1. An apparatus comprising:

a P−-type epi layer, having defined therein a photodiode region, an active region, and a device isolation region, the P−-type epi layer formed over a semiconductor substrate;

a device isolation film formed in the device isolation region;

an electrode formed in the device isolation film.

2. The apparatus of claim 1, wherein the electrode is formed to a depth corresponding to between approximately ½ and ⅔ of that of the device isolation film.

3. The apparatus of claim 1, wherein the electrode is formed of an electrically conductive material.

4. The apparatus of claim 3, wherein the electrode is formed of metal.

5. The apparatus of claim 3, wherein the electrode is formed of polysilicon.

6. The apparatus of claim 1, comprising a contact connected to the electrode.

7. The apparatus of claim 1, wherein a backward bias is applied to the contact connected to the electrode to increase a voltage difference between a floating diffusion region and the photodiode region such that electrons in the photodiode region are moved through the floating diffusion region to perform a reset process.

8. The apparatus of claim 1, wherein a backward bias is applied to a contact connected to the electrode to prevent leakage current, which occurs in an interface of the device isolation film, from becoming mixed with an image signal.

9. The apparatus of claim 1 comprising:

a gate insulating film formed over the P−-type epi layer; and

a gate electrode formed over said gate insulating layer.

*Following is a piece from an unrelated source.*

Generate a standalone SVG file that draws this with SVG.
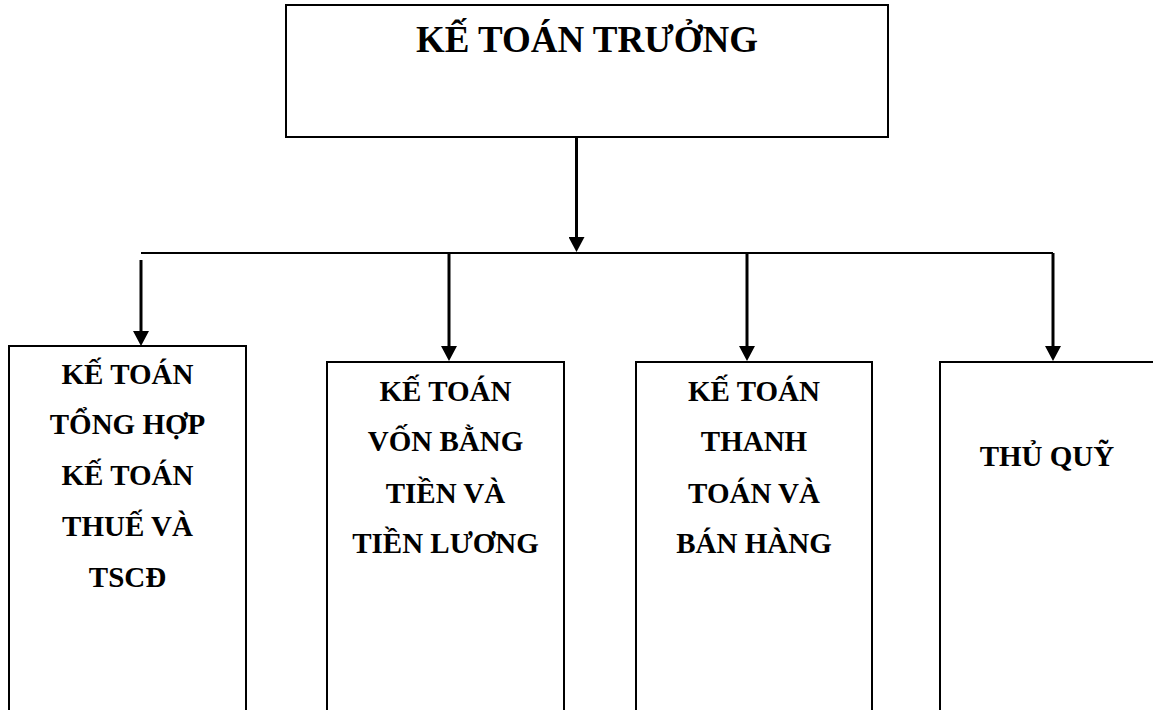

10. The apparatus of claim 9 comprising spacers formed over sidewalls of the gate electrode.

11. A method comprising:

forming an epi layer, which defines a photodiode region, an active region and a device isolation region, over a semiconductor substrate using an epitaxial process;

forming a device isolation film in the device isolation region of the epi layer using a shallow trench isolation process;

forming a photoresist pattern for opening a central portion of the device isolation film;

forming a contact hole in the device isolation film using a reactive ion etching method using the photoresist pattern; and

forming an electrode by filling the contact hole with an electrically conductive material.

12. The method of claim 11, wherein the electrically conductive material is metal.

13. The method of claim 11, wherein the electrically conductive material is polysilicon.

14. The method of claim 11, comprising forming a gate insulating film over the epi layer.

15. The method of claim 14, comprising forming a gate electrode over the gate insulating film.

16. The method of claim 15, comprising forming a spacer over sidewalls of the gate.

17. The method of claim 16, comprising forming an interlayer insulating film over the device isolation film and the gate electrode.

18. The method of claim 17, comprising forming a contact electrically connected to the electrode in the interlayer insulating film.

19. The method of claim 11, wherein the contact hole of the device isolation film is formed to a depth corresponding to between approximately ½ and ⅔ of that of the device isolation film.

20. The method of claim 11, comprising performing an etch-back process to planarize the electrically conductive material.